On a 20 degree morning at 8 a.m. you won’t see many people out doing woodworking or fixing the front steps.
The same can’t be said for Rhinelander High School teacher Russell Germain’s Building Trades students. On the morning of Dec. 18, like almost every other morning this school year, those students were on-site, working with stocking caps and hoods under their work helmets.
Two classes—one in the afternoon and one in the evening, totalling approximately 28 students—have committed to building an entire house in one school year. Which for students in the Northwoods means spending a good part of that commitment out in below freezing weather.
The weather hasn’t dampened their spirits, however, or their enthusiasm for the project.
“It’s been very fun,” said Jacob Froseth, one of the students. “A little cold… But it’s a new privilege to be out here building a house, to do something special for someone. It’s been fun, learning a lot.”

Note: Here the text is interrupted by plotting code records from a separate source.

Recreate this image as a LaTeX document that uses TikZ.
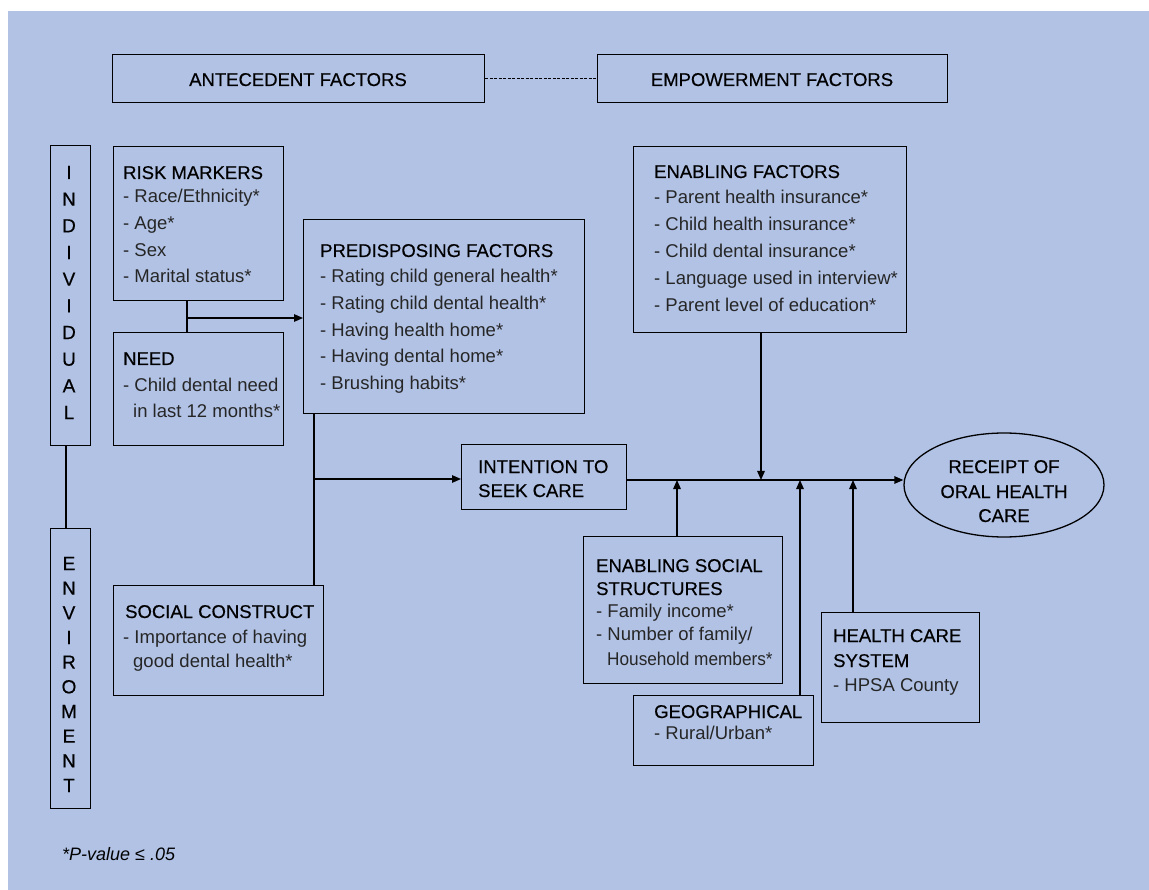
\documentclass[tikz,border=0pt]{standalone}
\usepackage{fontspec}
\setmainfont{Liberation Sans}
\newfontfamily\hdrfont[FakeBold=0.4]{Liberation Sans}
\usetikzlibrary{arrows.meta,shapes.geometric}
\definecolor{bgblue}{RGB}{177,194,229}
\definecolor{itemgray}{RGB}{38,38,38}
\begin{document}
\begin{tikzpicture}[x=1pt,y=-1pt,
  box/.style={draw=black,line width=1.3pt,rectangle,inner sep=0pt,anchor=north west},
  hdr/.style={anchor=base west,inner sep=0pt,text=black,font=\hdrfont\fontsize{18.5}{22}\selectfont},
  itm/.style={anchor=base west,inner sep=0pt,text=itemgray,font=\fontsize{18.5}{22}\selectfont},
  ctr/.style={anchor=base,inner sep=0pt,text=black,font=\hdrfont\fontsize{18.5}{22}\selectfont},
  vlet/.style={anchor=base,inner sep=0pt,text=black,font=\hdrfont\fontsize{19}{22}\selectfont},
  conn/.style={line width=1.3pt},
  arr/.style={line width=1.3pt,-{Triangle[length=9pt,width=7.5pt]}}]
% background
\useasboundingbox (0,0) rectangle (1149,890);
\fill[white] (0,0) rectangle (1149,890);
\fill[bgblue] (8,11) rectangle (1149,890);

% boxes
\node[box,minimum width=372pt,minimum height=48pt] (antec) at (112,54) {};
\node[box,minimum width=350pt,minimum height=48pt] (empow) at (597,54) {};
\node[box,minimum width=40pt,minimum height=300pt] (indiv) at (50,145) {};
\node[box,minimum width=40pt,minimum height=280pt] (env) at (50,528) {};
\node[box,minimum width=170pt,minimum height=154pt] (risk) at (113,146) {};
\node[box,minimum width=170pt,minimum height=113pt] (need) at (113,332) {};
\node[box,minimum width=281pt,minimum height=194pt] (predis) at (303,219) {};
\node[box,minimum width=273pt,minimum height=186pt] (enab) at (633,146) {};
\node[box,minimum width=165pt,minimum height=65pt] (intent) at (461,444) {};
\node[draw=black,line width=1.3pt,ellipse,inner sep=0pt,minimum width=200pt,minimum height=104pt] (receipt) at (1004,485) {};
\node[box,minimum width=210pt,minimum height=110pt] (social) at (113,585) {};
\node[box,minimum width=199pt,minimum height=147pt] (esocial) at (583,536) {};
\node[box,minimum width=180pt,minimum height=70pt] (geo) at (633,695) {};
\node[box,minimum width=158pt,minimum height=110pt] (health) at (821,612) {};

% top texts
\node[ctr] (antecT) at (298,86) {ANTECEDENT FACTORS};
\node[ctr] (empowT) at (772,86) {EMPOWERMENT FACTORS};
\draw[line width=0.9pt,dash pattern=on 3pt off 1.5pt] (antec.east) -- (empow.west);

% vertical letters
\foreach \l [count=\i from 0] in {I,N,D,I,V,I,D,U,A,L}
  \node[vlet] (indL\i) at (69,179+26.67*\i) {\l};
\foreach \l [count=\i from 0] in {E,N,V,I,R,O,M,E,N,T}
  \node[vlet] (envL\i) at (69,570+24.67*\i) {\l};

% risk markers
\node[hdr] (riskH) at (123,179) {RISK MARKERS};
\node[itm] (risk1) at (123,203) {- Race/Ethnicity*};
\node[itm] (risk2) at (123,230) {- Age*};
\node[itm] (risk3) at (123,257) {- Sex};
\node[itm] (risk4) at (123,283) {- Marital status*};

% need
\node[hdr] (needH) at (123,365) {NEED};
\node[itm] (need1) at (123,392) {- Child dental need};
\node[itm] (need2) at (133,418) {in last 12 months*};

% predisposing
\node[hdr] (predH) at (320,257) {PREDISPOSING FACTORS};
\node[itm] (pred1) at (320,283) {- Rating child general health*};
\node[itm] (pred2) at (320,310) {- Rating child dental health*};
\node[itm] (pred3) at (320,337) {- Having health home*};
\node[itm] (pred4) at (320,363) {- Having dental home*};
\node[itm] (pred5) at (320,390) {- Brushing habits*};

% enabling factors
\node[hdr] (enabH) at (654,178) {ENABLING FACTORS};
\node[itm] (enab1) at (654,204) {- Parent health insurance*};
\node[itm] (enab2) at (654,231) {- Child health insurance*};
\node[itm] (enab3) at (654,258) {- Child dental insurance*};
\node[itm] (enab4) at (654,285) {- Language used in interview*};
\node[itm] (enab5) at (654,312) {- Parent level of education*};

% intention
\node[hdr] (intH1) at (478,473) {INTENTION TO};
\node[hdr] (intH2) at (478,497) {SEEK CARE};

% receipt
\node[ctr] (rec1) at (1004,473) {RECEIPT OF};
\node[ctr] (rec2) at (1004,498) {ORAL HEALTH};
\node[ctr] (rec3) at (1004,522) {CARE};

% enabling social structures
\node[hdr] (esH1) at (596,572) {ENABLING SOCIAL};
\node[hdr] (esH2) at (596,595) {STRUCTURES};
\node[itm] (es1) at (596,617) {- Family income*};
\node[itm] (es2) at (596,640) {- Number of family/};
\node[itm] (es3) at (607,665) {\scalebox{0.93}[1]{Household members*}};

% geographical
\node[hdr] (geoH) at (654,718) {GEOGRAPHICAL};
\node[itm] (geo1) at (654,739) {- Rural/Urban*};

% health care system
\node[hdr] (hcH1) at (833,642) {HEALTH CARE};
\node[hdr] (hcH2) at (833,667) {SYSTEM};
\node[itm] (hc1) at (833,691) {- HPSA County};

% social construct
\node[hdr] (scH) at (125,618) {SOCIAL CONSTRUCT};
\node[itm] (sc1) at (123,643) {- Importance of having};
\node[itm] (sc2) at (133,667) {good dental health*};

% footnote
\node[anchor=base west,inner sep=0pt,font=\fontsize{18}{22}\selectfont\itshape] (foot) at (62,860) {*P-value ≤ .05};

% connectors
\coordinate (ie) at (66,0);
\draw[conn] (ie |- indiv.south) -- (ie |- env.north);

\coordinate (rn) at (187,318);
\draw[conn] (rn |- risk.south) -- (rn |- need.north);
\draw[arr] (rn) -- (predis.west |- rn);

\coordinate (ps) at (314,479);
\draw[conn] (ps |- predis.south) -- (ps |- social.north);
\draw[arr] (ps) -- (intent.west |- ps);

\coordinate (main) at (0,480);
\draw[arr] (intent.east |- main) -- (receipt.west |- main);

\coordinate (a1) at (677,480);
\coordinate (a2) at (800,480);
\coordinate (a3) at (853,480);
\coordinate (a4) at (761,480);
\draw[arr] (a4 |- enab.south) -- (a4);
\draw[arr] (a1 |- esocial.north) -- (a1);
\draw[arr] (a2 |- geo.north) -- (a2);
\draw[arr] (a3 |- health.north) -- (a3);
\end{tikzpicture}
\end{document}
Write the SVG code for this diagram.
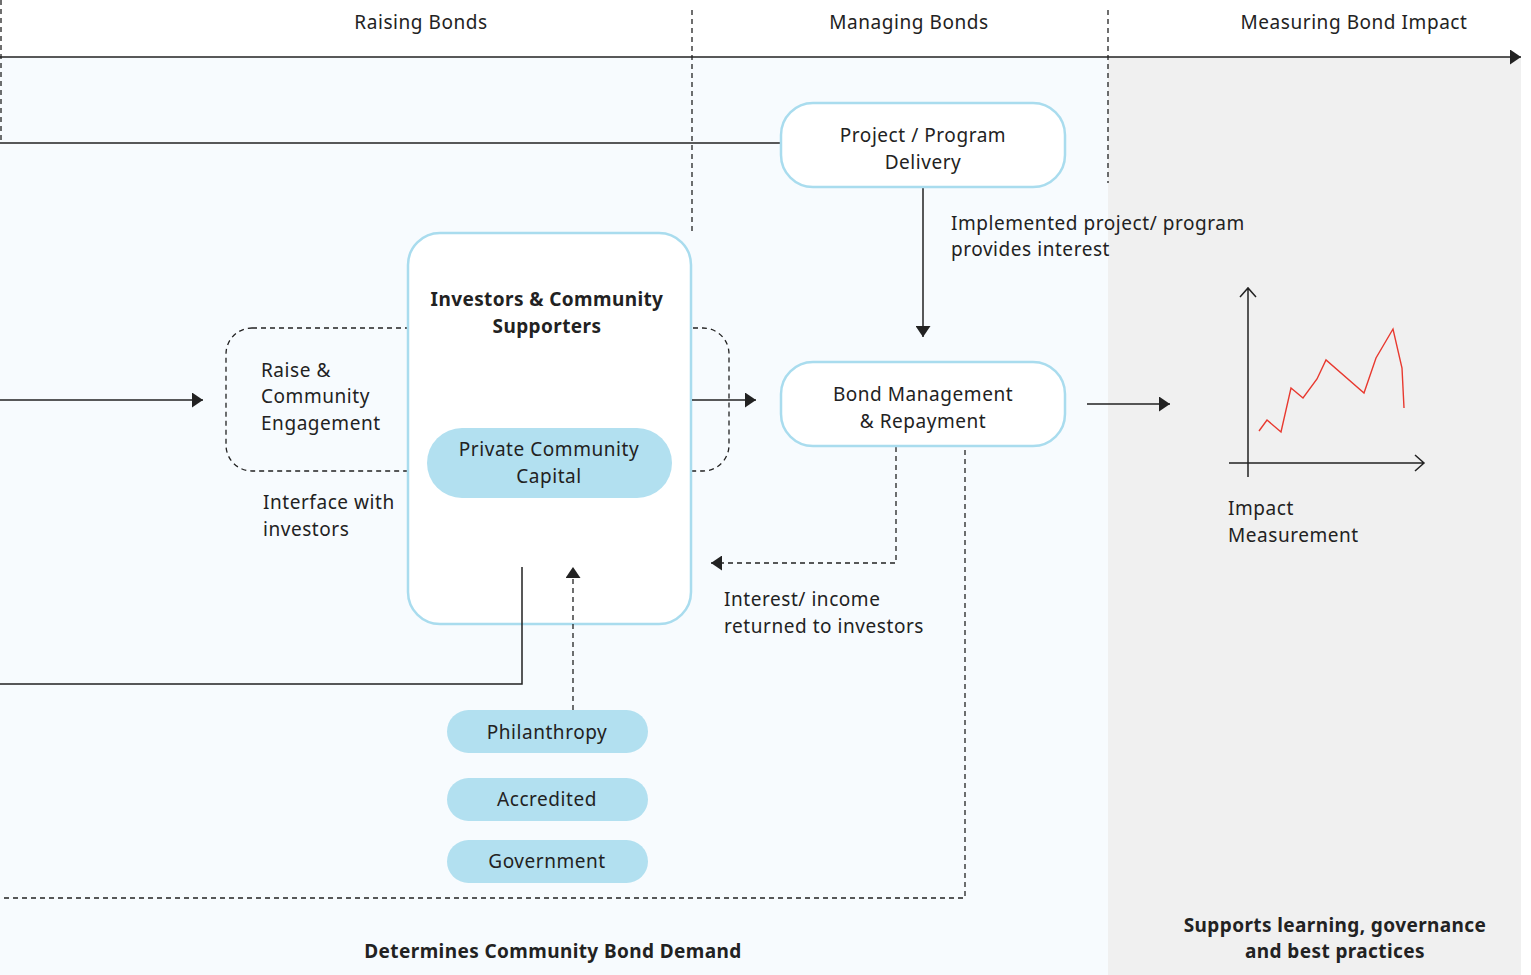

The students have been learning from the ground up, learning on nearly every aspect of building.
“We’re trying to keep the educational part of it ahead of the curve,” Germain said. “With new trends, in terms of efficiency… We don’t try to focus just on the building part, it’s the energy efficiency, it’s all the little things, the details that kind of set it apart.”
Among many, many other jobs, the students learned roofing and sheathing, how to build walls and insulate them. Germain said soon they will be learning to sheetrock the wall frames they were just gluing down on Dec. 18.
“I’m always looking for students that are willing to pursue classes that are hands-on, you know, real life,” Germain said. “If they’re thinking of signing up for a class that they’re going to use the rest of their life, this would be one of them.”
“We’ve been learning a lot. It’s nice to do something different than sit in a classroom all day, and work hands on,” said Ben Quade, another student in the class. “It’s just something different, and probably something I’d like to do later in life, know how to do.”
The program, which in it’s original form has been going on since 1982, found a new sponsor this year in the form of Habitat for Humanity Northwoods.
“I was all for it from the get-go,” Germain said. “Everything’s funded through Habitat, we’re just supplying the labor, really… It hasn’t really changed much other than our partner.”
Aside from the technical details of the program, joining with Habitat adds another, more personal benefit.
“They get to meet the family, and I encourage that to happen, because it kind of, it’s a little more ownership in it and who they’re actually building for,” Germain said. “I stress that all the time—it’s not a worksheet that gets thrown away. It’s something that we’re hoping is going to last a hundred years or better. And somebody’s going to raise a family in it… it’s really a win-win for these guys, and to fulfill Habitat’s mission as well.”
“Yeah, it will be nice to meet them,” Quade said. “Kind of gives you something to work for, and know that you’re working for someone, instead of just an object that you’re working on.”
It’s a project that Germain hopes the students can hold onto for a long time, not only the pride in a job well done, but the satisfaction of helping those less fortunate.
“I don’t think they’ve realized it yet, you know, how valuable it is,” Germain said. “Out of 800-and-some students in the high school, I’ve got 28 doing this. I don’t think they’re going to realize it until the end, how fortunate they were to have a chance to do something [like this].”
“It’s been really nice, they’re really good sponsors for this,” Quade said. “I think it’s a great thing they’re doing, helping people who need houses, low-cost, and I just think it’s really good.”